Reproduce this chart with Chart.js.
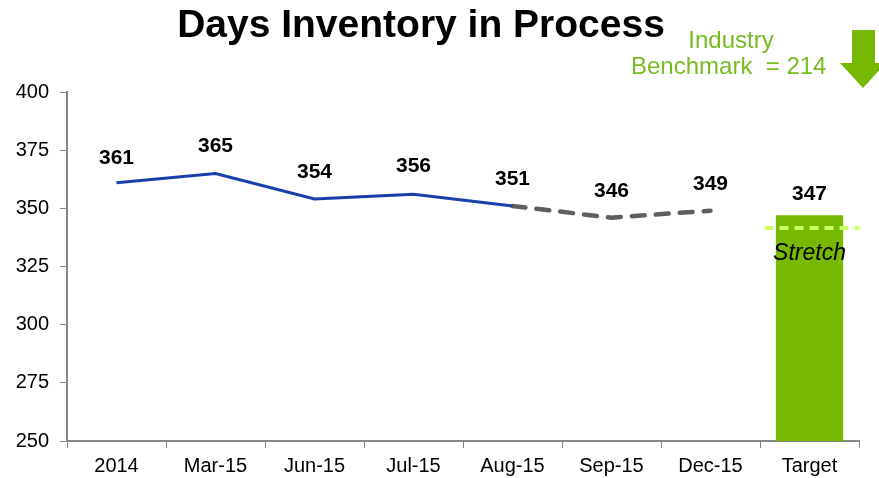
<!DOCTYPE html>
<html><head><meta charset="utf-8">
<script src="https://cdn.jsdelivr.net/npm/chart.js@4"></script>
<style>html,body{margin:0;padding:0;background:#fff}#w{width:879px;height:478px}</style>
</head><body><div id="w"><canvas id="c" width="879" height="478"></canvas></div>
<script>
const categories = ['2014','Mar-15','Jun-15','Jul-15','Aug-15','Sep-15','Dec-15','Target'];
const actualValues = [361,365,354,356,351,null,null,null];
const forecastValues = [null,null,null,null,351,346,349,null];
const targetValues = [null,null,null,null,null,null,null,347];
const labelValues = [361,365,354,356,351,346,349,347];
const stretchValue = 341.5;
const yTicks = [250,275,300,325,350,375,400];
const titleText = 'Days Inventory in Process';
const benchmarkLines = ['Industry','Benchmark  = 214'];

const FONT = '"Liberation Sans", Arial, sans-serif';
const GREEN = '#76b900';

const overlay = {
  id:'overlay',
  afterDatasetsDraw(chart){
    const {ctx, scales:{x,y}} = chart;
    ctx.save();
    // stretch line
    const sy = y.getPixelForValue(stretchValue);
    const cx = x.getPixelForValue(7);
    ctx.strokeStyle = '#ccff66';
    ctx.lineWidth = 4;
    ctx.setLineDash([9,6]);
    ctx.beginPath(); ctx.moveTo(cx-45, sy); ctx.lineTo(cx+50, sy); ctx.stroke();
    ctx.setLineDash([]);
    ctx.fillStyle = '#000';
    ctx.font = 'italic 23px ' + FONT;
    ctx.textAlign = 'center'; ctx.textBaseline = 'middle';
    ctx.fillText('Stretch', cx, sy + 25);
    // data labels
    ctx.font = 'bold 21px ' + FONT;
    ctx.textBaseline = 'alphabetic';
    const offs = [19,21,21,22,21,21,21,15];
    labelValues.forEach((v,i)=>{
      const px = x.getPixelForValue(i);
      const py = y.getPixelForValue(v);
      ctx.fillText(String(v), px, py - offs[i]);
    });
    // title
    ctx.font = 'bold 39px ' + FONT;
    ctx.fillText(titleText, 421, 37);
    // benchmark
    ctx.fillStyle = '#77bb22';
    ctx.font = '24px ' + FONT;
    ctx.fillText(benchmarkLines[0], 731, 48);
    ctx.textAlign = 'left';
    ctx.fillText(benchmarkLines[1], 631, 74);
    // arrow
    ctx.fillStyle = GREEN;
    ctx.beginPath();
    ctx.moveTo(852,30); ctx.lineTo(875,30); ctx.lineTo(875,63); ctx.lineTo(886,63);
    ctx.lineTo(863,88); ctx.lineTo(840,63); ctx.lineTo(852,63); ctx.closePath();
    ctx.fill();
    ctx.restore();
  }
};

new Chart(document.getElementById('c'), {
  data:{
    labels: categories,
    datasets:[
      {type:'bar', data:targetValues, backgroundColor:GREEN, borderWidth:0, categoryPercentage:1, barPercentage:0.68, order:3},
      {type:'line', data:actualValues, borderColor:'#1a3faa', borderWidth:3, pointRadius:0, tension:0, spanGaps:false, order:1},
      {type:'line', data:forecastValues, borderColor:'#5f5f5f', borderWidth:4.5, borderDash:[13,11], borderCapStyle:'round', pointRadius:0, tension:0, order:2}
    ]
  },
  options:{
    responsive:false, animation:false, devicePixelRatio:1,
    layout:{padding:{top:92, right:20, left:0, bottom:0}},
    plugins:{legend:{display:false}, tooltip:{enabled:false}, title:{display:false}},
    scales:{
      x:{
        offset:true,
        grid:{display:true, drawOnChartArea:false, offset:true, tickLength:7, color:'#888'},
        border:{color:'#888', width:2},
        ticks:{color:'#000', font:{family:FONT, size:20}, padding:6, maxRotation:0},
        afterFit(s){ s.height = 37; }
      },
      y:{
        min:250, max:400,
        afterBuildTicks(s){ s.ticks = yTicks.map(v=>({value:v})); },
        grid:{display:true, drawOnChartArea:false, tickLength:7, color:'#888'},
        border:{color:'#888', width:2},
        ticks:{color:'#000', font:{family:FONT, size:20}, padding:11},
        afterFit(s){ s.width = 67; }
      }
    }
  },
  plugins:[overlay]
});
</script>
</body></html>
--
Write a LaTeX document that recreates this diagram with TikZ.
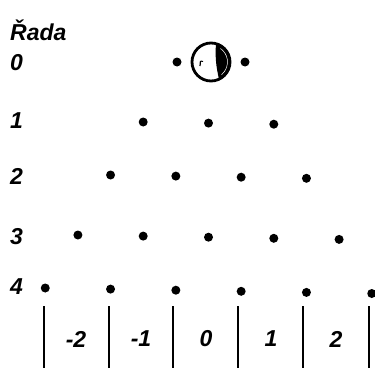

- Exercise directions:
Repeat exactly, and only, the lines between the line holding "Reproduce this chart with Chart.js." and the line holding "const GREEN = '#76b900';", inclusive, leaving pictures out.

- The result:
Reproduce this chart with Chart.js.
<!DOCTYPE html>
<html><head><meta charset="utf-8">
<script src="https://cdn.jsdelivr.net/npm/chart.js@4"></script>
<style>html,body{margin:0;padding:0;background:#fff}#w{width:879px;height:478px}</style>
</head><body><div id="w"><canvas id="c" width="879" height="478"></canvas></div>
<script>
const categories = ['2014','Mar-15','Jun-15','Jul-15','Aug-15','Sep-15','Dec-15','Target'];
const actualValues = [361,365,354,356,351,null,null,null];
const forecastValues = [null,null,null,null,351,346,349,null];
const targetValues = [null,null,null,null,null,null,null,347];
const labelValues = [361,365,354,356,351,346,349,347];
const stretchValue = 341.5;
const yTicks = [250,275,300,325,350,375,400];
const titleText = 'Days Inventory in Process';
const benchmarkLines = ['Industry','Benchmark  = 214'];

const FONT = '"Liberation Sans", Arial, sans-serif';
const GREEN = '#76b900';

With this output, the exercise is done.